TASK PROMPT ::
Print the lines of the listing below verbatim from its first line through the line bearing "RED = '#dd2a1f'". Any pictures are to be omitted.
________________________
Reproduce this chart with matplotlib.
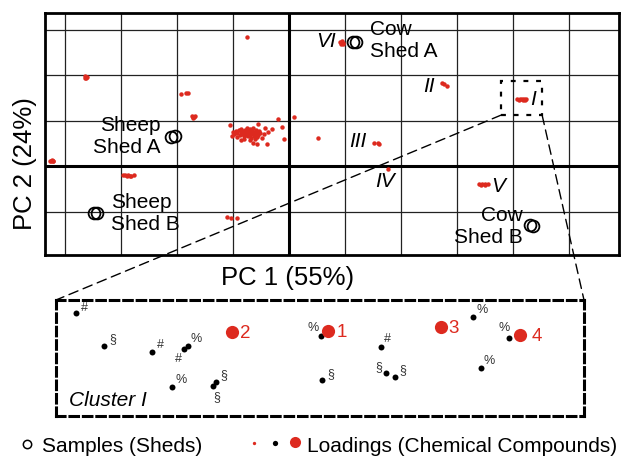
import matplotlib
matplotlib.use('Agg')
import matplotlib.pyplot as plt
from matplotlib.patches import Rectangle, ConnectionPatch

plt.rcParams['font.family'] = ['Liberation Sans', 'DejaVu Sans']

RED = '#dd2a1f'

# loadings (PC1, PC2) - red points in the score/loading plot
loadings_x = [-0.75,
              -3.65, -3.62, -3.63, -3.60, -3.64,
              -1.92, -1.84, -1.80,
              -1.74, -1.71, -1.68, -1.72, -1.69,
              -4.27, -4.24, -4.21, -4.25, -4.22,
              -2.97, -2.92, -2.87, -2.82, -2.77, -2.90, -2.84,
              -1.11, -1.04, -0.93,
              -0.95, -0.92, -0.90, -0.88, -0.86, -0.85, -0.83, -0.82, -0.80, -0.79,
              -0.78, -0.77, -0.76, -0.75, -0.74, -0.73, -0.72, -0.71, -0.70, -0.69,
              -0.68, -0.67, -0.66, -0.65, -0.64, -0.63, -0.62, -0.60, -0.59, -0.58,
              -0.57, -0.55, -0.54, -0.52, -0.98, -1.00, -0.93, -0.80, -0.70, -0.60,
              -0.19, 0.095, -0.12, -0.09, -1.05, -0.40, -0.55, -0.64, -0.58, -0.31,
              -0.37, -0.45, -0.48, -0.85, -1.02, -0.42,
              0.52,
              0.91, 0.94, 0.97, 0.93, 0.96,
              2.73, 2.77, 2.82,
              4.08, 4.12, 4.16, 4.20, 4.24, 4.10, 4.18, 4.22,
              1.51, 1.59, 1.60,
              1.76,
              3.40, 3.45, 3.50, 3.55, 3.43, 3.50]
loadings_y = [2.84,
              1.97, 1.95, 1.93, 1.96, 1.94,
              1.58, 1.60, 1.61,
              1.09, 1.08, 1.09, 1.06, 1.07,
              0.12, 0.13, 0.12, 0.10, 0.10,
              -0.20, -0.19, -0.20, -0.21, -0.20, -0.23, -0.23,
              -1.13, -1.15, -1.14,
              0.78, 0.72, 0.80, 0.68, 0.75, 0.82, 0.70, 0.77, 0.66, 0.73,
              0.80, 0.69, 0.76, 0.83, 0.71, 0.65, 0.78, 0.74, 0.68, 0.81,
              0.72, 0.62, 0.77, 0.70, 0.84, 0.66, 0.75, 0.71, 0.79, 0.64,
              0.73, 0.68, 0.77, 0.72, 0.70, 0.75, 0.64, 0.60, 0.58, 0.60,
              1.03, 1.07, 0.86, 0.59, 0.91, 0.48, 0.92, 0.50, 0.48, 0.81,
              0.75, 0.70, 0.62, 0.58, 0.66, 0.83,
              0.62,
              2.72, 2.74, 2.71, 2.69, 2.69,
              1.83, 1.80, 1.76,
              1.47, 1.48, 1.47, 1.47, 1.48, 1.45, 1.45, 1.45,
              0.50, 0.50, 0.49,
              -0.07,
              -0.40, -0.39, -0.39, -0.40, -0.42, -0.42]

# samples (two replicates per shed)
sample_x = [-2.10, -2.04, -3.49, -3.43, 1.15, 1.20, 4.30, 4.35]
sample_y = [0.64, 0.65, -1.04, -1.04, 2.73, 2.73, -1.30, -1.31]

shed_names = ['Sheep\nShed A', 'Sheep\nShed B', 'Cow\nShed A', 'Cow\nShed B']
cluster_names = ['VI', 'II', 'I', 'III', 'IV', 'V']

# cluster I zoom (inset units)
cl_x = [19.7, 48.3, 96, 127.7, 131.7, 116.3, 156.7, 160, 265, 266.3,
        324.7, 330, 338.7, 417.3, 453.3, 425]
cl_y = [102.7, 70.3, 63.7, 67, 70.3, 29.3, 30.3, 33.7, 80, 36,
        68.7, 43.3, 38.7, 99.3, 78.3, 48.3]
cl_sym = ['#', '§', '#', '#', '%', '%', '§', '§', '%', '§',
          '#', '§', '§', '%', '%', '%']
big_x = [272.3, 176.3, 384.7, 464]
big_y = [85.3, 84, 88.7, 80.7]
big_lab = ['1', '2', '3', '4']

fig = plt.figure(figsize=(6.21, 4.59), dpi=100)

ax = fig.add_axes([45 / 621, 1 - 255 / 459, 574 / 621, 242 / 459])
ax.set_xlim(-4.357, 5.893)
ax.set_ylim(-1.956, 3.363)
ax.set_xticks(range(-4, 6))
ax.set_yticks(range(-1, 4))
ax.tick_params(length=0, labelbottom=False, labelleft=False)
ax.grid(color='#222222', lw=0.9)
ax.axvline(0, color='k', lw=2.2)
ax.axhline(0, color='k', lw=2.2)
for s in ax.spines.values():
    s.set_linewidth(2)

ax.plot(loadings_x, loadings_y, 'o', color=RED, ms=3.2, mew=0, zorder=3)
ax.plot(sample_x, sample_y, 'o', mfc='none', mec='k', ms=8.5, mew=1.3, zorder=4)

fs = 15
ax.text(-2.29, 0.64, shed_names[0], ha='right', va='center', fontsize=fs)
ax.text(-3.18, -1.05, shed_names[1], ha='left', va='center', fontsize=fs)
ax.text(1.45, 2.75, shed_names[2], ha='left', va='center', fontsize=fs)
ax.text(4.18, -1.32, shed_names[3], ha='right', va='center', fontsize=fs)

rom_pos = [(0.84, 2.73, 'right'), (2.61, 1.74, 'right'), (4.36, 1.46, 'center'),
           (1.39, 0.53, 'right'), (1.71, -0.35, 'center'), (3.73, -0.44, 'center')]
for name, (x, y, h) in zip(cluster_names, rom_pos):
    ax.text(x, y, name, ha=h, va='center', fontsize=fs, style='italic')

ax.add_patch(Rectangle((3.79, 1.12), 0.73, 0.75, fill=False, ec='k', lw=1.6,
                       ls=(0, (2.2, 3.5)), zorder=5))

# inset
ax2 = fig.add_axes([56 / 621, 1 - 416 / 459, 528 / 621, 116 / 459])
ax2.set_xlim(0, 528)
ax2.set_ylim(0, 116)
ax2.set_xticks([])
ax2.set_yticks([])
for s in ax2.spines.values():
    s.set_linewidth(2.2)
    s.set_linestyle((0, (2.8, 1.6)))

ax2.plot(cl_x, cl_y, 'o', color='k', ms=4.3, mew=0)
offs = [(6, 4), (6, 5), (6, 5), (-4, -7), (6, 5), (6, 5), (3, -8), (6, 5),
        (-6, 6), (6, 4), (5, 6), (-5, 4), (6, 5), (6, 5), (-4, 7), (6, 5)]
for x, y, t, o in zip(cl_x, cl_y, cl_sym, offs):
    ax2.annotate(t, (x, y), xytext=o, textcoords='offset points', ha='center',
                 va='center', fontsize=9, color='#333333')
ax2.plot(big_x, big_y, 'o', color=RED, ms=9.5, mew=0)
for x, y, t in zip(big_x, big_y, big_lab):
    dx = 12 if t == '4' else 9.5
    ax2.annotate(t, (x, y), xytext=(dx, -1), textcoords='offset points', ha='center',
                 va='center', fontsize=13.5, color=RED)
ax2.text(13, 16, 'Cluster I', fontsize=15, style='italic', va='center', ha='left')

for xa, xb in [(3.79, 0), (4.52, 1)]:
    con = ConnectionPatch(xyA=(xa, 1.12), coordsA=ax.transData, xyB=(xb, 1),
                          coordsB=ax2.transAxes, color='k', lw=1, ls=(0, (7, 4)))
    fig.add_artist(con)

# overlay for labels and legend (pixel coordinates)
ov = fig.add_axes([0, 0, 1, 1], zorder=-1)
ov.set_xlim(0, 621)
ov.set_ylim(459, 0)
ov.axis('off')
ov.text(288, 278, 'PC 1 (55%)', ha='center', va='center', fontsize=18.5)
ov.text(25, 164, 'PC 2 (24%)', ha='center', va='center', fontsize=18.5, rotation=90)

ov.plot([27], [444], 'o', mfc='none', mec='k', ms=6, mew=1.1)
ov.text(42, 446, 'Samples (Sheds)', ha='left', va='center', fontsize=15)
ov.plot([254], [443], 'o', color=RED, ms=2.4, mew=0)
ov.plot([275], [443], 'o', color='k', ms=3.8, mew=0)
ov.plot([295], [442], 'o', color=RED, ms=8, mew=0)
ov.text(307, 446, 'Loadings (Chemical Compounds)', ha='left', va='center', fontsize=15)

fig.savefig('out.png', dpi=100)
________________________
FINISHED TASK ::
Reproduce this chart with matplotlib.
import matplotlib
matplotlib.use('Agg')
import matplotlib.pyplot as plt
from matplotlib.patches import Rectangle, ConnectionPatch

plt.rcParams['font.family'] = ['Liberation Sans', 'DejaVu Sans']

RED = '#dd2a1f'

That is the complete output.